Enfim. É a primeira coisa que se pode dizer sobre a decisão da Justiça de que na certidão de óbito de Vladimir Herzog deixe de constar a mentirosa informação de suicídio. O Brasil começou a mudar. Lenta e tardiamente. Já há réus em crimes de morte de presos políticos, o STF tomou uma decisão que altera a interpretação que impedia processo contra responsáveis por casos de desaparecidos.
Na semana passada, a segunda turma do STF deferiu parcialmente o pedido do governo argentino de extraditar Claudio Vallejos, acusado de tortura, homicídio, sequestro e desaparecimento forçado de pessoas durante a ditadura militar argentina. Ele era militar e atuava num terrível centro de tortura, a Escola de Mecânica da Armada Argentina (ESMA). O deferimento só foi parcial porque ele responde a processos no Brasil.
A defesa alegou que o crime prescreveu. O ministro Gilmar Mendes, autor do voto seguido por unanimidade, citou jurisprudência do STF de que "nos delitos de sequestro, quando os corpos não forem encontrados, em que pese o crime ter sido cometido há décadas, na verdade se está diante de um delito de caráter permanente, com relação ao qual não há como assentar-se a prescrição". O Ministério Público tem trabalhado com essa tese: do crime permanente para os casos como os do deputado Rubens Paiva e de mais de uma centena de brasileiros cujos corpos jamais apareceram.

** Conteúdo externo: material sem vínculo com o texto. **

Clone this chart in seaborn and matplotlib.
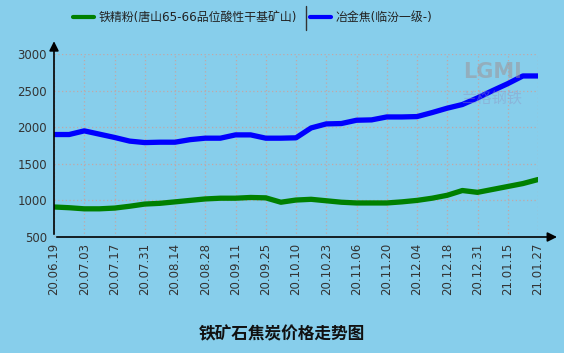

Não é o caso de Vladimir Herzog. Convocado, o jornalista compareceu ao II Exército para prestar depoimento. Horas depois, estava morto. O corpo dele foi entregue à família para o enterro, mas na certidão de óbito foi registrado o que foi dito na nota do II Exército.
Foram necessários 36 anos, 10 meses e 30 dias para que o Estado brasileiro conseguisse emitir através do Judiciário a ordem de que a mentira seja removida dos documentos oficiais. Nesse tempo, já houve sete mudanças na Presidência da República. O último general saiu do Palácio há 27 anos, seis meses e 11 dias. E só agora a versão dos torturadores está sendo varrida da história.
Mesmo para um país que tem dificuldade de olhar seu passado, entendê-lo, aprender com ele para pavimentar o futuro, essa espera foi longa demais. O que constrangeu o poder civil e democrático por tanto tempo? Inexplicável.
Recentemente, a Justiça Federal de Marabá, no Pará, aceitou a denúncia contra o coronel Lício Maciel, no caso da morte de Divino Ferreira de Souza. A juíza Nair Pimenta de Castro abriu ação contra ele por ter assumido esse e outros crimes na fase final da luta contra a guerrilha, quando, segundo o MPF, houve a "adoção sistemática de medidas ilegais e violentas, promovendo-se o sequestro e a execução sumária dos militantes". A denúncia contra o major Sebastião Curió, ajuizada antes, tinha sido recusada, mas a decisão foi alterada, e ele também virou réu em mortes ocorridas na mesma época, durante a ditadura.
A Comissão da Verdade não tem atribuição judicial. Sua função é buscar as informações, tomar depoimentos, fazer sugestões ao governo de como encaminhar o problema. Mas sua existência, ainda que com depoimentos tomados de forma reservada, tem ajudado a movimentar o país na busca dos pontos perdidos dessa dolorosa história. O Ministério Público tem apresentado denúncias em todas as regiões do país para esclarecer o entendimento sobre os princípios da justiça de transição; que trata dos crimes de um período de exceção.
Tudo isso aconteceu há muito tempo. Alguns desses crimes foram cometidos quando a maioria dos brasileiros nem era nascida. É mais um motivo para que o Estado brasileiro se apresse.